Borrin Foundation announces first-ever Te Pae Tawhiti Scholarship awardees

The scholarship is targeted towards helping law graduates to pursue post-grad law studies

Borrin Foundation announces first-ever Te Pae Tawhiti Scholarship awardees
From left to right: Elise McDowell, Jae Kim, and Amelia Cina

The Michael and Suzanne Borrin Foundation has announced the first-ever recipients of the Te Pae Tawhiti Postgraduate Scholarship.

The scholarship is targeted toward supporting law graduates in their pursuit of postgraduate degrees in law, either at a New Zealand university or overseas, in the face of financial barriers and complex life circumstances. The foundation has allocated an annual fund of $120,000 for awarded scholars.

The inaugural awardees were as follows:

Amelia Cina received $39,500 to facilitate her pursuit of a Master of Laws degree at the University of Geneva/Geneve Graduate Institute in Switzerland. The Borrin Foundation said that her proposed research looks to determine “how alternative methods of dispute resolution can enable SMEs to protect their trade rights.” 

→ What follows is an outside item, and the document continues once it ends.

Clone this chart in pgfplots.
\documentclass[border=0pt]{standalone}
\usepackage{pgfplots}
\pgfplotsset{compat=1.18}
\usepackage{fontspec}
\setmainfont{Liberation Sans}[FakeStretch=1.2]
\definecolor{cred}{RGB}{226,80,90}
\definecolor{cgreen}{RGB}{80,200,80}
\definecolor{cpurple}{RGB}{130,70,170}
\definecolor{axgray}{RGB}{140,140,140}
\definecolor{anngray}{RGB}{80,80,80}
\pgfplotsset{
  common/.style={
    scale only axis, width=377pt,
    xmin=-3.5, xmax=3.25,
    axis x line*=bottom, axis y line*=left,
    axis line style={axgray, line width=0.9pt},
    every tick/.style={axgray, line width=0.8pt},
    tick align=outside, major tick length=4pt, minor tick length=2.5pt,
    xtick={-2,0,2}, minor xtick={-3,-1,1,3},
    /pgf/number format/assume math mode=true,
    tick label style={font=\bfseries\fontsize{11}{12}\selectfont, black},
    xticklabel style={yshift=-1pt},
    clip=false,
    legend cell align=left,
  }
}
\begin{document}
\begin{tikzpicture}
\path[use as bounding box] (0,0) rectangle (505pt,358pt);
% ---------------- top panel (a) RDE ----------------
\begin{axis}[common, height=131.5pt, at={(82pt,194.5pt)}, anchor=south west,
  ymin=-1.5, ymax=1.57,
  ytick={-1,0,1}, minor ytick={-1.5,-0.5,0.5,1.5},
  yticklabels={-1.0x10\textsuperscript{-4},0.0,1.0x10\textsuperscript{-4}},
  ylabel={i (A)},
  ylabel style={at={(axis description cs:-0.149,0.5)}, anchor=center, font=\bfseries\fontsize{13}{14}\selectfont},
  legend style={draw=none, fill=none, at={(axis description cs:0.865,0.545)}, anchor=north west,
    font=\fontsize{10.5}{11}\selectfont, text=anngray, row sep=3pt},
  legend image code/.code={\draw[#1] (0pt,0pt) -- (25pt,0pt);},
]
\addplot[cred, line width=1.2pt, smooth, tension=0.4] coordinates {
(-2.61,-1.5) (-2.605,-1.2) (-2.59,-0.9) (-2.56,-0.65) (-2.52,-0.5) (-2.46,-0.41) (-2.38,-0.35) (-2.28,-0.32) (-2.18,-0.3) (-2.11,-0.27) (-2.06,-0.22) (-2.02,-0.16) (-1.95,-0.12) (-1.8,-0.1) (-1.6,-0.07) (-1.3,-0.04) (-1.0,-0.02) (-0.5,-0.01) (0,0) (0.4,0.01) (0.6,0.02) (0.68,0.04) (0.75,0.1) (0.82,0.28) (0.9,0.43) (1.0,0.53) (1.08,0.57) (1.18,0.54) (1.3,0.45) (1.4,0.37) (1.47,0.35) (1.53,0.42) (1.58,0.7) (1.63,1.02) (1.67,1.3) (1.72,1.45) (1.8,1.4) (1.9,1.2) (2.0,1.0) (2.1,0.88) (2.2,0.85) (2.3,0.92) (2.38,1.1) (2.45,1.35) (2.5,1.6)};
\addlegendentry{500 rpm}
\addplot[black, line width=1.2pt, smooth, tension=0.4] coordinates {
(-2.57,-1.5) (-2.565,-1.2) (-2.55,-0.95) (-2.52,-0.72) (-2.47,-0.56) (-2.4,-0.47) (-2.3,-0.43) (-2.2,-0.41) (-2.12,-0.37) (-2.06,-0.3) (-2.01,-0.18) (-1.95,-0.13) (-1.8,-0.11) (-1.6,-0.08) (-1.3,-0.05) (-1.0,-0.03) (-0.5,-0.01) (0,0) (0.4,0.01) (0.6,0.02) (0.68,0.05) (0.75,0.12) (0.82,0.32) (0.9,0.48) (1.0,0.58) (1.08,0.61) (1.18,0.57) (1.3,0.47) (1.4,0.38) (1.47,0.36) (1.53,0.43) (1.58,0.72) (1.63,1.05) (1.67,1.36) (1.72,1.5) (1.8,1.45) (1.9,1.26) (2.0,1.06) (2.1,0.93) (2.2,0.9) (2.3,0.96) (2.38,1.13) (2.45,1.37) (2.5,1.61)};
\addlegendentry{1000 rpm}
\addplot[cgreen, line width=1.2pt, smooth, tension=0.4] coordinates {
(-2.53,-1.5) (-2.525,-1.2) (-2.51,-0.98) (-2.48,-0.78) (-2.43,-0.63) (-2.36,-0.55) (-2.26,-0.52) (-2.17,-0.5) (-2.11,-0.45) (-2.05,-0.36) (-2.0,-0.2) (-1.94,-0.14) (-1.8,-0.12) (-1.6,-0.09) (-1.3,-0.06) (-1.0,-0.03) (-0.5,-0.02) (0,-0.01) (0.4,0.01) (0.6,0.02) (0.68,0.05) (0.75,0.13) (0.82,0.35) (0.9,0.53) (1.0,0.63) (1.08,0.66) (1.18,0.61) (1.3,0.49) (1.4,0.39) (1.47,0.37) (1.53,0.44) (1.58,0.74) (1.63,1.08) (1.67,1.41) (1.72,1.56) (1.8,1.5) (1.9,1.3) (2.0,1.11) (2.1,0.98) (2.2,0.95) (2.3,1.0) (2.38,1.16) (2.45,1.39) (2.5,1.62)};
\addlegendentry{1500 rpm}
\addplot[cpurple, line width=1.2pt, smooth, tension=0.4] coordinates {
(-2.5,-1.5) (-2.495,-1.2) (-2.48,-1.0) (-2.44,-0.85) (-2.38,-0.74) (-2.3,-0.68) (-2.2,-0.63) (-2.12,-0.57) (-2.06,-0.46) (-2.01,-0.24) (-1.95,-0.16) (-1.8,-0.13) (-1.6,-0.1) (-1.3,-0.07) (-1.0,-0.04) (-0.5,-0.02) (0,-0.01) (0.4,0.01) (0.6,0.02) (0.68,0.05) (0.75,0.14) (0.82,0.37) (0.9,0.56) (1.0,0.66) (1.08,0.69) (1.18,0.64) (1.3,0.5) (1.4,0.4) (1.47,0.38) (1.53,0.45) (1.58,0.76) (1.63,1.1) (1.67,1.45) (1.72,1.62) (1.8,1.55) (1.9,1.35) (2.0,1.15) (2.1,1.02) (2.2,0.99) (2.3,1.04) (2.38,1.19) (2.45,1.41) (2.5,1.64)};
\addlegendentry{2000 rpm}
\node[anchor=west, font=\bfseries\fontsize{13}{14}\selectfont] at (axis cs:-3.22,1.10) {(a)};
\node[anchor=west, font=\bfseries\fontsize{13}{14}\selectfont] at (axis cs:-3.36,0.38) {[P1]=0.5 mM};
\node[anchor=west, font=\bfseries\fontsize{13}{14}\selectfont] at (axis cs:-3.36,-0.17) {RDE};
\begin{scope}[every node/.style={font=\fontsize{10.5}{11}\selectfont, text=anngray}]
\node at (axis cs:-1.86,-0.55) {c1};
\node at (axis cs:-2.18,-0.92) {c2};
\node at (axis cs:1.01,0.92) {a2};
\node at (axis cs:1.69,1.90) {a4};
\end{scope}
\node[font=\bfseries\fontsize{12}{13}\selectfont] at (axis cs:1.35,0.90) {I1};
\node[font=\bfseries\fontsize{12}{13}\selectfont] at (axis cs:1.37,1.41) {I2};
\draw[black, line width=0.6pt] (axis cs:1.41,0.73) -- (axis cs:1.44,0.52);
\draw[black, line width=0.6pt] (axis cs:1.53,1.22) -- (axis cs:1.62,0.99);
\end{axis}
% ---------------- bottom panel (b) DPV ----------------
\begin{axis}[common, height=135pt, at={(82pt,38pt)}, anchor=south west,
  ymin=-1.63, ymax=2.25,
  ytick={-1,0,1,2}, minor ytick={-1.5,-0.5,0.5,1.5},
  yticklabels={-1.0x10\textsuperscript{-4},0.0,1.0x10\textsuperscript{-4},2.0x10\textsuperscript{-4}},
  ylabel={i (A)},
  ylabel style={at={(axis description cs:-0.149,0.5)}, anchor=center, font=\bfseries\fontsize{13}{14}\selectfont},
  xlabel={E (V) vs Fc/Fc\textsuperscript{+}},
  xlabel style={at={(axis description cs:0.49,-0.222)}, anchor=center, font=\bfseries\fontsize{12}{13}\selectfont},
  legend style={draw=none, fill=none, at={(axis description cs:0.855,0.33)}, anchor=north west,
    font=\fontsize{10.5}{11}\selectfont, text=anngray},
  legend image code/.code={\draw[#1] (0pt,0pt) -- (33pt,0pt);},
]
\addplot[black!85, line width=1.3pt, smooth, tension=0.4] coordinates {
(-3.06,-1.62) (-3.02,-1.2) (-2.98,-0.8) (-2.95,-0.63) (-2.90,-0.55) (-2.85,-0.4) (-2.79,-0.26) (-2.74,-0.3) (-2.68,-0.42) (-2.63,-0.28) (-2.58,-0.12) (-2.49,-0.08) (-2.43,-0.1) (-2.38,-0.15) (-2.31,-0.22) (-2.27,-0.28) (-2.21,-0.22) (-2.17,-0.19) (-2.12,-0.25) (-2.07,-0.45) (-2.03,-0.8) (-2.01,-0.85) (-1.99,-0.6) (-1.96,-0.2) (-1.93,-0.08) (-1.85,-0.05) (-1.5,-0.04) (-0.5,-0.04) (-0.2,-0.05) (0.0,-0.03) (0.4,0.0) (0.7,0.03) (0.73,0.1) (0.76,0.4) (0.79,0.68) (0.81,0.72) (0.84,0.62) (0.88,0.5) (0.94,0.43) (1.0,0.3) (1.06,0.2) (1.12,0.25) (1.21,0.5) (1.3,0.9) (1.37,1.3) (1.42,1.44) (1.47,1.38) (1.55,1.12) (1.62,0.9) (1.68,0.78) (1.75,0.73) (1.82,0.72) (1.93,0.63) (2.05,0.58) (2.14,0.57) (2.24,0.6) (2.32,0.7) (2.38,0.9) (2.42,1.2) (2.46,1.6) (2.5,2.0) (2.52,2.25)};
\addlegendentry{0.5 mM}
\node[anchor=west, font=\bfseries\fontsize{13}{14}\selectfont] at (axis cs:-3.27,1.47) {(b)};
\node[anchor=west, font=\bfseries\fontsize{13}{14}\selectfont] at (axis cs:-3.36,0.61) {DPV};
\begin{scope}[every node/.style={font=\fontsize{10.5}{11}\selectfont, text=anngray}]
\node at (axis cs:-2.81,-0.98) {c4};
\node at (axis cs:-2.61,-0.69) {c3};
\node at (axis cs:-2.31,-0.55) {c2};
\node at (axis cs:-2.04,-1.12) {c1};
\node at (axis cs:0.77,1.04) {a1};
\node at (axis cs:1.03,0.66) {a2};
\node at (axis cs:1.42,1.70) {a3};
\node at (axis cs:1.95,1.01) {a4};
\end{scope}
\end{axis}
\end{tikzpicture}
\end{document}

Cina explained that she sought to examine barriers to access to civil justice as “an issue that I care deeply about and that New Zealand lawyers need to be committed to solving if we want law to be a force for good.” 

Jae Kim received $30,000 to pursue a Master of Laws degree by thesis at the University of Auckland.  His proposed research project is centred on examining the nature of privacy rights and interests and “how the law can protect an individual’s privacy, especially data privacy, in the so-called age of surveillance capitalism and the commodification of personal information.”

Kim indicated that he would be focusing full-time on his postgraduate research and eventually work towards a PhD in Law in his intent to shift from private practice to the academe.

Elise McDowell was awarded $35,000 to support her pursuit of a Master of International Human Rights Law degree at the University of Oxford. She said that through her studies, she aims to reduce “the chasm between the rights disabled people ostensibly have and the on-the-ground enforceable reality of these rights.”

According the Borrin Foundation, her interest lies in Aotearoa’s quasi-constitutional framework and its interplay with international human rights instruments in guiding the development of disability rights, legal frameworks and human rights jurisprudence in New Zealand. In line with this, she “wants to contribute to the development and practical application of rights-consistent and mana-enhancing policies and legislation within this framework.”

Cina, Kim, and McDowell were the recipients for the Te Pae Tawhiti Postgraduate Scholarship’s March round. The foundation also took applications for a second August round this year, but it confirmed that effective 2024, applications would only be accepted once a year in the August round.

The Borrin Foundation was launched in 2018 off late judge Ian Borrin’s $38m bequest. The foundation focuses on providing support for legal research, education, and scholarship, particularly in relation to the criminal justice system, family law and access to civil justice.